* Begin Dataset excerpt *

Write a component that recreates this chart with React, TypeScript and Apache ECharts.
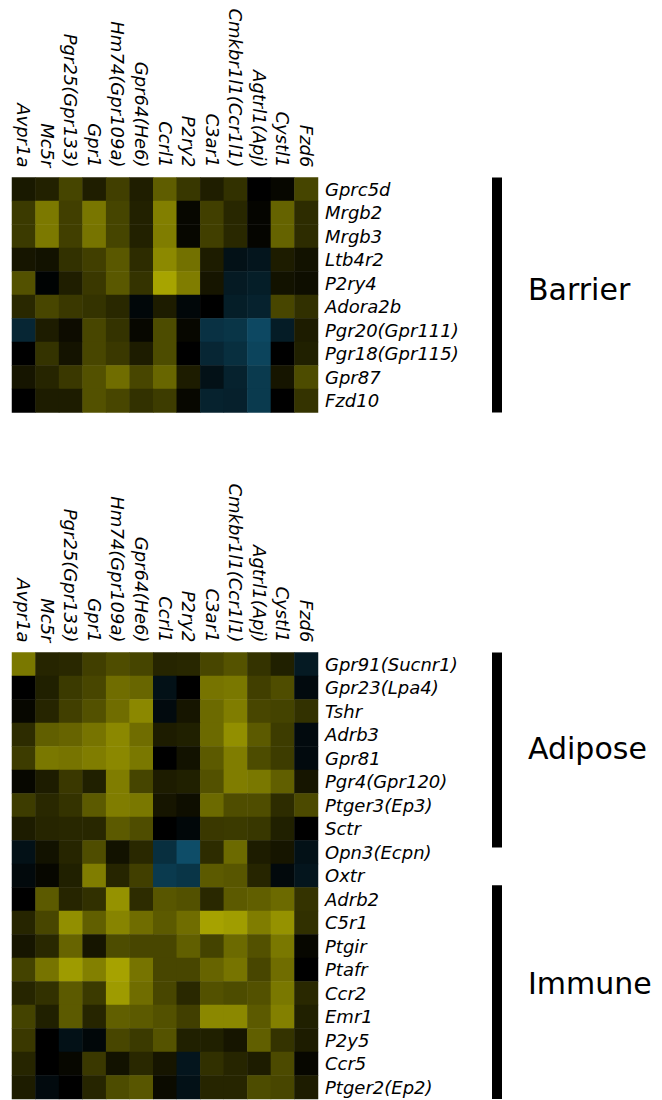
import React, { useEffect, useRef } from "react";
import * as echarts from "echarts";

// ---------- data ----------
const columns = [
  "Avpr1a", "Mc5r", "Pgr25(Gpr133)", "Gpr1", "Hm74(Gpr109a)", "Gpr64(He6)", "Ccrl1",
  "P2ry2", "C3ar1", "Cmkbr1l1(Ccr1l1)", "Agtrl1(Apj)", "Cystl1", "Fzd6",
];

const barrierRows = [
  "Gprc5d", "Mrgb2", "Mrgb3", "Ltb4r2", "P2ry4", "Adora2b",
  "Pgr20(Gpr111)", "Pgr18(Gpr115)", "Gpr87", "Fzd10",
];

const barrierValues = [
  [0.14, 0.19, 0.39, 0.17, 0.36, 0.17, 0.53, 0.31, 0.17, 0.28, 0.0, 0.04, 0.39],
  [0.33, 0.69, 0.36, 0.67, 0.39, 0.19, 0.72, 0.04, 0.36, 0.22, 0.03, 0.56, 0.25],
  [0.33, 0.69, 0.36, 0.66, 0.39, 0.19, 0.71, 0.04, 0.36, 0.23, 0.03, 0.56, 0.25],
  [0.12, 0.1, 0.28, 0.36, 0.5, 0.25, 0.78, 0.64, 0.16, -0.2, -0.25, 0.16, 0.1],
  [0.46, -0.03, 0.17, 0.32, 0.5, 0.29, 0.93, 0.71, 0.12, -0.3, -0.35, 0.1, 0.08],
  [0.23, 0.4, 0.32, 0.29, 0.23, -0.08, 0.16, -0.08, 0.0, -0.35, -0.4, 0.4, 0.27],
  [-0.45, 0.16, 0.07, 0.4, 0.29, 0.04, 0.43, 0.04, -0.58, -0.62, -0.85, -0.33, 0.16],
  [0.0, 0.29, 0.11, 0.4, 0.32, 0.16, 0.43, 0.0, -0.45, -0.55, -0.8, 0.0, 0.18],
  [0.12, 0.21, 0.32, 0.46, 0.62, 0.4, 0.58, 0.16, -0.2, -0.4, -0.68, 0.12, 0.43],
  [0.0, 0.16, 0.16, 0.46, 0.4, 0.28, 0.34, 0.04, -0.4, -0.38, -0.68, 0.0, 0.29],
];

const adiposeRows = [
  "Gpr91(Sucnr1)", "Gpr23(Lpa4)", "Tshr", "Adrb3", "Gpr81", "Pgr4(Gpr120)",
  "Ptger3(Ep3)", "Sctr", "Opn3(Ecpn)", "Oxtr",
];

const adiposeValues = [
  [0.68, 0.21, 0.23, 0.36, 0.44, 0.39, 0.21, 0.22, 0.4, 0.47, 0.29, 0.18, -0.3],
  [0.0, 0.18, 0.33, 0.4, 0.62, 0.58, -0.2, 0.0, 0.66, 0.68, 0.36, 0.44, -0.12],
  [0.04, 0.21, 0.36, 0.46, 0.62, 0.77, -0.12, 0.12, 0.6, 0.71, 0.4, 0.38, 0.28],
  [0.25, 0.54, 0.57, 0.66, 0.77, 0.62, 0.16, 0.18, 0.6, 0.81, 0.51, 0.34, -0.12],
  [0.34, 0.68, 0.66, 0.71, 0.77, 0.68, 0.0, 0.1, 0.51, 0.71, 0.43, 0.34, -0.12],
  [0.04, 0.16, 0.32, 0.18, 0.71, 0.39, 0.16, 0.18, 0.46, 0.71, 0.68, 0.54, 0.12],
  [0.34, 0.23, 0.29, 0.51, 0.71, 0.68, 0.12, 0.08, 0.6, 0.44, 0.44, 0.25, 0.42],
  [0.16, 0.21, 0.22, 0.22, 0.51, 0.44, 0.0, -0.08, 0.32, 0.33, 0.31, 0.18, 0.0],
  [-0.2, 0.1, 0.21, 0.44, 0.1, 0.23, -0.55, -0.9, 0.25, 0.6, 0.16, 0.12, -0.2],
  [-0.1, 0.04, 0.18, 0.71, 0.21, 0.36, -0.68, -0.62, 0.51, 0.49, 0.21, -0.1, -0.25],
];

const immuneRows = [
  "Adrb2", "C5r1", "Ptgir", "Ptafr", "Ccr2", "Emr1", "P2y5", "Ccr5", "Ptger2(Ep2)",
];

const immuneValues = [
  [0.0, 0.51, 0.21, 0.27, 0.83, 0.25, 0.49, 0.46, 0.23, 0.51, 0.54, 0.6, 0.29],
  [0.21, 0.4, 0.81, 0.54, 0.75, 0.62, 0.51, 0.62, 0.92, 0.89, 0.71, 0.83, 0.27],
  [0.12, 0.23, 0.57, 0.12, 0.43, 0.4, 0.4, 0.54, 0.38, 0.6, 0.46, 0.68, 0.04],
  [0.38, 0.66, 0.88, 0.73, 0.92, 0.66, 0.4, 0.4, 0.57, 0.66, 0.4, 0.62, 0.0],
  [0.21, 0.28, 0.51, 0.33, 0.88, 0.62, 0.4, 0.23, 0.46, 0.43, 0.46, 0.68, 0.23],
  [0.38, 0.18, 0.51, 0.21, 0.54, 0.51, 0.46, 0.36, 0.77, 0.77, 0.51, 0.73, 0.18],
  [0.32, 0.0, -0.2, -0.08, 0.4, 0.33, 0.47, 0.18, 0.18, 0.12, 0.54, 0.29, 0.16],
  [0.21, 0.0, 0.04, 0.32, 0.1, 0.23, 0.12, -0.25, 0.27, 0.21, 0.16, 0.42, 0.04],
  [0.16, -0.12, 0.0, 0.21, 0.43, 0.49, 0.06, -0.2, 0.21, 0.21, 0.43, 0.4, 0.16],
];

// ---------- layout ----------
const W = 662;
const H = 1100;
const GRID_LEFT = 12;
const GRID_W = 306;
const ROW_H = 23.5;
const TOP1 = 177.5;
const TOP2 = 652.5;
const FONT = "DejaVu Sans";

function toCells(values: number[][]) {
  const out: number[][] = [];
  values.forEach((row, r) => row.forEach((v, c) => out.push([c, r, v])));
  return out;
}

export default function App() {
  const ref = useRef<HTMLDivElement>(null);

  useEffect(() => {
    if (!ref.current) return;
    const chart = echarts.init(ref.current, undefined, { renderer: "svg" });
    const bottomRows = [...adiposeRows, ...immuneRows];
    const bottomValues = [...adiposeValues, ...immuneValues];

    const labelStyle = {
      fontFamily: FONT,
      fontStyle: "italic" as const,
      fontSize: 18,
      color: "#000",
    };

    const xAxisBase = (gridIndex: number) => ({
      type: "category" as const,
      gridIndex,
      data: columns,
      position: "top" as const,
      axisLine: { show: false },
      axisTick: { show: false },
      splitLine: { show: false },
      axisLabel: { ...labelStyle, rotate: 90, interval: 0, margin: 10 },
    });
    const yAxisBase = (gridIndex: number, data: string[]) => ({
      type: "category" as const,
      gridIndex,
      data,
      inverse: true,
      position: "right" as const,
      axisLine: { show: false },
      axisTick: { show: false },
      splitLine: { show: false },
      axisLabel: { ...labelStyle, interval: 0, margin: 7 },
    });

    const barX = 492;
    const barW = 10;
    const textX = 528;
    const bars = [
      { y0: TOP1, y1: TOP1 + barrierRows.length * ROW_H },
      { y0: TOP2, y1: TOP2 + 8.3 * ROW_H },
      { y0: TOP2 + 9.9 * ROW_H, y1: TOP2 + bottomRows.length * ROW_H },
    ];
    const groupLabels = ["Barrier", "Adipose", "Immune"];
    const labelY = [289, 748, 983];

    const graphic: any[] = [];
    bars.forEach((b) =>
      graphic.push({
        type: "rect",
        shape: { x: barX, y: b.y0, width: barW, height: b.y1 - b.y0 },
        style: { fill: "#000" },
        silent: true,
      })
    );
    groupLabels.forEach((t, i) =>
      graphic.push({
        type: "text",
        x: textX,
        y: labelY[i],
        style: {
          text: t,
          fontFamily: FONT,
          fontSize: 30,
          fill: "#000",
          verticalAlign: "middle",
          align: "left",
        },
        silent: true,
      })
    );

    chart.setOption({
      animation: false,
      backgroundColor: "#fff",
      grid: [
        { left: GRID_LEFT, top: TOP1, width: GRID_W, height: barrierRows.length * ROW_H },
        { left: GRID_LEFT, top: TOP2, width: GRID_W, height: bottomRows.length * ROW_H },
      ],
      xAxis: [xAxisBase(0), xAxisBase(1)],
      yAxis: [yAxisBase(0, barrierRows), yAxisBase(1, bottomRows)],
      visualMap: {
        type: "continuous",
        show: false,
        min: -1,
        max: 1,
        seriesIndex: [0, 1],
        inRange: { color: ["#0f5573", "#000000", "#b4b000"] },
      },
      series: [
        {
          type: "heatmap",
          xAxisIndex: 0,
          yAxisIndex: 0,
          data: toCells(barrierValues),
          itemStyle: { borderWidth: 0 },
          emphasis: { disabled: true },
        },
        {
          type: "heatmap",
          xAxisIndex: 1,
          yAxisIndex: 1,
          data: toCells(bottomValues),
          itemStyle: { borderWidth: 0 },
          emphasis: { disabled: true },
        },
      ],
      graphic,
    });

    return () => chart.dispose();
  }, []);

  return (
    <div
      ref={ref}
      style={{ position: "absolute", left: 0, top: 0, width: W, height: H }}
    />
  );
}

* End Dataset excerpt *

### Work required
Repeat the listing above from its first line through the line that contains "import * as", both included, and nothing more. Drop the pictures.

### Exercise answer
Write a component that recreates this chart with React, TypeScript and Apache ECharts.
import React, { useEffect, useRef } from "react";
import * as echarts from "echarts";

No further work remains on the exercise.